Print exactly the lines from the first one down to the line containing "(title) at (24,44)", both ends included, with no pictures and nothing else.

****************

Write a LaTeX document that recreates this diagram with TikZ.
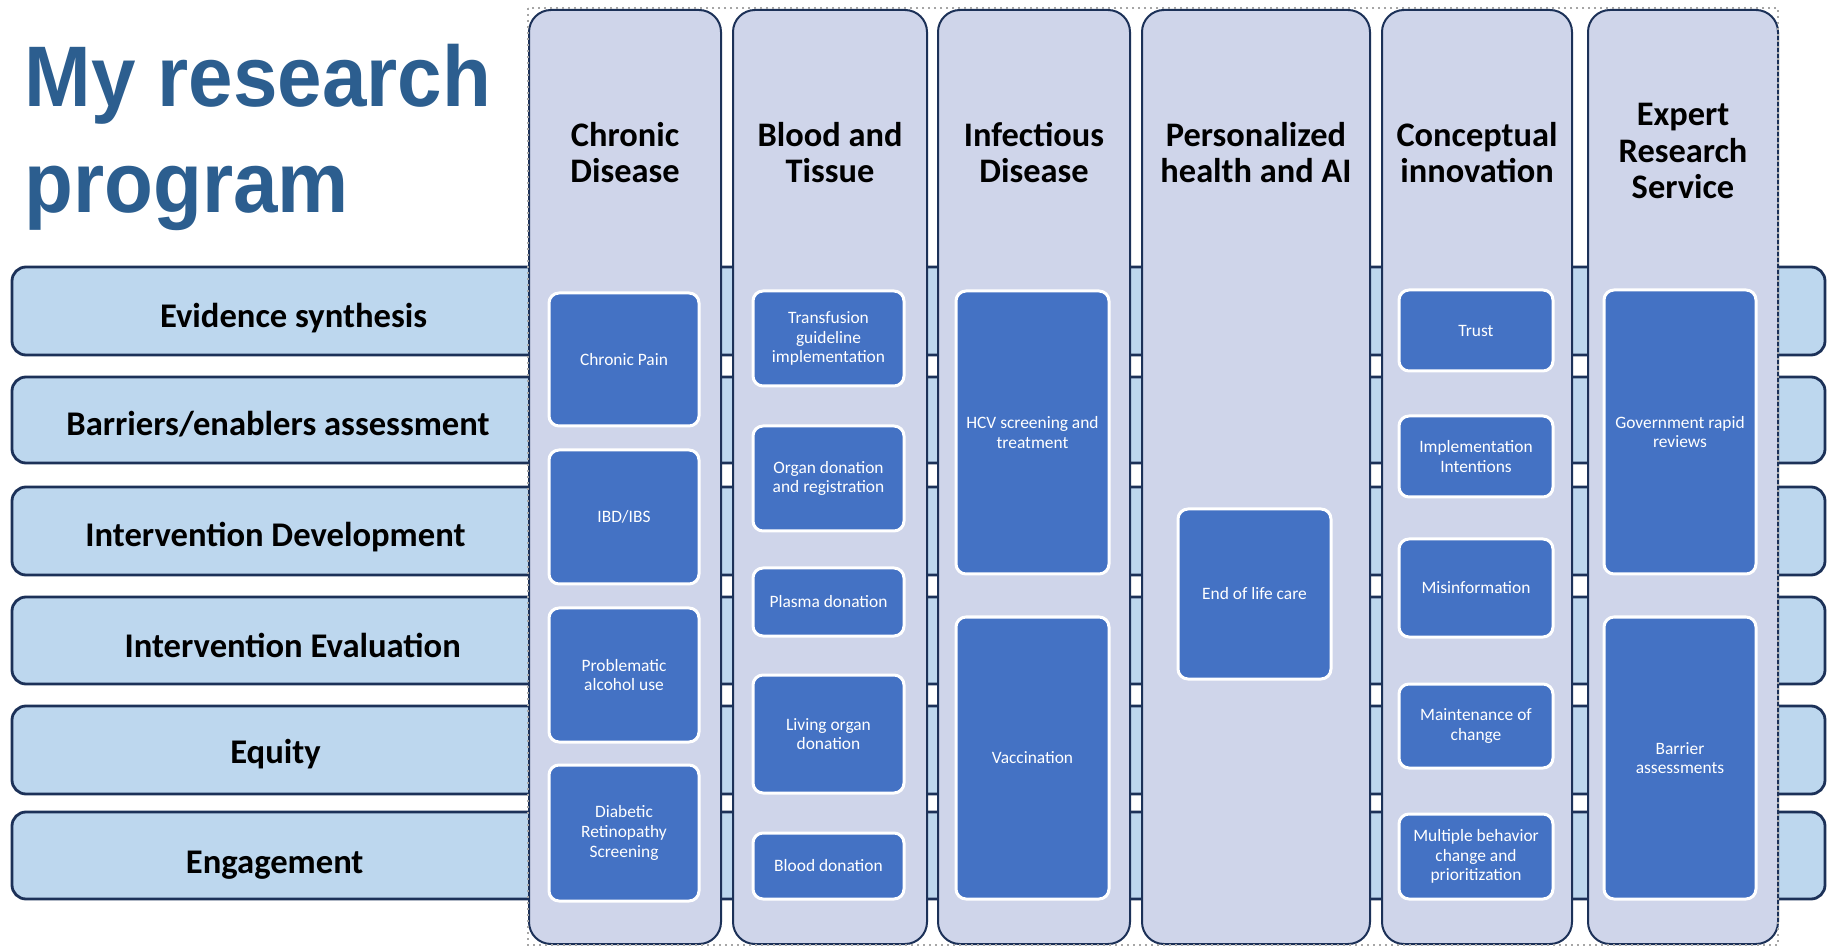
\documentclass[tikz,border=0pt]{standalone}
\usepackage{fontspec}
\setmainfont{Carlito}
\newfontfamily\titlefont{Liberation Sans}[FakeStretch=0.93]
\usetikzlibrary{fit}
\definecolor{titleblue}{HTML}{2C5E8F}
\definecolor{navy}{HTML}{1C3158}
\definecolor{barblue}{HTML}{BDD7EE}
\definecolor{colfill}{HTML}{CFD5EA}
\definecolor{cellblue}{HTML}{4472C4}
\begin{document}
\begin{tikzpicture}[x=0.5pt,y=-0.5pt,
  bar/.style={draw=navy, line width=1.4pt, fill=barblue, rounded corners=7pt, inner sep=0pt},
  col/.style={draw=navy, line width=1pt, fill=colfill, rounded corners=11pt, inner sep=0pt},
  cell/.style={draw=white, line width=1.5pt, fill=cellblue, rounded corners=5pt, inner sep=0pt},
  celltext/.style={text=white, font=\fontsize{8.7}{9.8}\selectfont, align=center, inner sep=0pt},
  rowlabel/.style={font=\fontsize{17.3}{20}\selectfont\bfseries, anchor=base, inner sep=0pt},
  colhead/.style={font=\fontsize{17.2}{18.4}\selectfont\bfseries, align=center, inner sep=0pt}]
\useasboundingbox (0,0) rectangle (1827,946);
\fill[white] (0,0) rectangle (1827,946);

% title
\node[anchor=north west, inner sep=0pt, text=titleblue, align=left,
  font=\titlefont\bfseries\fontsize{43}{53}\selectfont] (title) at (24,44) {My research\\program};

% horizontal activity bands
\node[bar, fit={(12,267) (1825,355)}] (r1) {};
\node[bar, fit={(12,377) (1825,463)}] (r2) {};
\node[bar, fit={(12,487) (1825,575)}] (r3) {};
\node[bar, fit={(12,597) (1825,684)}] (r4) {};
\node[bar, fit={(12,706) (1825,794)}] (r5) {};
\node[bar, fit={(12,812) (1825,899)}] (r6) {};

\node[rowlabel] (l1) at (293.6,328) {Evidence synthesis};
\node[rowlabel] (l2) at (278,436) {Barriers/enablers assessment};
\node[rowlabel] (l3) at (275.5,547) {Intervention Development};
\node[rowlabel] (l4) at (292.7,657) {Intervention Evaluation};
\node[rowlabel] (l5) at (275.5,763) {Equity};
\node[rowlabel] (l6) at (274.7,873) {Engagement};

% vertical theme columns
\node[col, fit={(529,10) (721,944)}] (c1) {};
\node[col, fit={(733,10) (927,944)}] (c2) {};
\node[col, fit={(938,10) (1130,944)}] (c3) {};
\node[col, fit={(1142,10) (1370,944)}] (c4) {};
\node[col, fit={(1382,10) (1572,944)}] (c5) {};
\node[col, fit={(1588,10) (1778,944)}] (c6) {};

\node[colhead] (h1) at (625,152.5) {Chronic\\Disease};
\node[colhead] (h2) at (830,152.5) {Blood and\\Tissue};
\node[colhead] (h3) at (1034,152.5) {Infectious\\Disease};
\node[colhead] (h4) at (1256,152.5) {Personalized\\health and AI};
\node[colhead] (h5) at (1477,152.5) {Conceptual\\innovation};
\node[colhead] (h6) at (1683,151) {Expert\\Research\\Service};

% chronic disease projects
\node[cell, fit={(549,293) (699,426)}] (cp) {};
\node[cell, fit={(549,450) (699,584)}] (ibd) {};
\node[cell, fit={(549,608) (699,742)}] (alc) {};
\node[cell, fit={(549,765) (699,901)}] (dr) {};
\node[celltext] (cpt) at (cp.center) {Chronic Pain};
\node[celltext] (ibdt) at (ibd.center) {IBD/IBS};
\node[celltext] (alct) at (alc.center) {Problematic\\alcohol use};
\node[celltext] (drt) at (dr.center) {Diabetic\\Retinopathy\\Screening};

% blood and tissue projects
\node[cell, fit={(753,291) (904,386)}] (tr) {};
\node[cell, fit={(753,426) (904,531)}] (od) {};
\node[cell, fit={(753,568) (904,636)}] (pd) {};
\node[cell, fit={(753,675) (904,793)}] (lo) {};
\node[cell, fit={(753,833) (904,899)}] (bd) {};
\node[celltext] (trt) at (tr.center) {Transfusion\\guideline\\implementation};
\node[celltext] (odt) at (od.center) {Organ donation\\and registration};
\node[celltext] (pdt) at (pd.center) {Plasma donation};
\node[celltext] (lot) at (lo.center) {Living organ\\donation};
\node[celltext] (bdt) at (bd.center) {Blood donation};

% infectious disease projects
\node[cell, fit={(956,291) (1109,574)}] (hcv) {};
\node[cell, fit={(956,617) (1109,899)}] (vac) {};
\node[celltext] (hcvt) at (hcv.center) {HCV screening and\\treatment};
\node[celltext] (vact) at (vac.center) {Vaccination};

% personalized health
\node[cell, fit={(1178,509) (1331,679)}] (eol) {};
\node[celltext] (eolt) at (eol.center) {End of life care};

% conceptual innovation
\node[cell, fit={(1399,290) (1553,371)}] (tru) {};
\node[cell, fit={(1399,416) (1553,497)}] (ii) {};
\node[cell, fit={(1399,539) (1553,637)}] (mis) {};
\node[cell, fit={(1399,684) (1553,768)}] (mc) {};
\node[cell, fit={(1399,814) (1553,899)}] (mb) {};
\node[celltext] (trut) at (tru.center) {Trust};
\node[celltext] (iit) at (ii.center) {Implementation\\Intentions};
\node[celltext] (mist) at (mis.center) {Misinformation};
\node[celltext] (mct) at (mc.center) {Maintenance of\\change};
\node[celltext] (mbt) at (mb.center) {Multiple behavior\\change and\\prioritization};

% expert research service
\node[cell, fit={(1604,290) (1756,574)}] (gov) {};
\node[cell, fit={(1604,617) (1756,899)}] (ba) {};
\node[celltext] (govt) at (gov.center) {Government rapid\\reviews};
\node[celltext] (bat) at (ba.center) {Barrier\\assessments};

% group frame
\draw[black!35, dotted, line width=1pt] (528,8) rectangle (1778,945);
\end{tikzpicture}
\end{document}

****************

#### Exercise output
Write a LaTeX document that recreates this diagram with TikZ.
\documentclass[tikz,border=0pt]{standalone}
\usepackage{fontspec}
\setmainfont{Carlito}
\newfontfamily\titlefont{Liberation Sans}[FakeStretch=0.93]
\usetikzlibrary{fit}
\definecolor{titleblue}{HTML}{2C5E8F}
\definecolor{navy}{HTML}{1C3158}
\definecolor{barblue}{HTML}{BDD7EE}
\definecolor{colfill}{HTML}{CFD5EA}
\definecolor{cellblue}{HTML}{4472C4}
\begin{document}
\begin{tikzpicture}[x=0.5pt,y=-0.5pt,
  bar/.style={draw=navy, line width=1.4pt, fill=barblue, rounded corners=7pt, inner sep=0pt},
  col/.style={draw=navy, line width=1pt, fill=colfill, rounded corners=11pt, inner sep=0pt},
  cell/.style={draw=white, line width=1.5pt, fill=cellblue, rounded corners=5pt, inner sep=0pt},
  celltext/.style={text=white, font=\fontsize{8.7}{9.8}\selectfont, align=center, inner sep=0pt},
  rowlabel/.style={font=\fontsize{17.3}{20}\selectfont\bfseries, anchor=base, inner sep=0pt},
  colhead/.style={font=\fontsize{17.2}{18.4}\selectfont\bfseries, align=center, inner sep=0pt}]
\useasboundingbox (0,0) rectangle (1827,946);
\fill[white] (0,0) rectangle (1827,946);

% title
\node[anchor=north west, inner sep=0pt, text=titleblue, align=left,
  font=\titlefont\bfseries\fontsize{43}{53}\selectfont] (title) at (24,44) {My research\\program};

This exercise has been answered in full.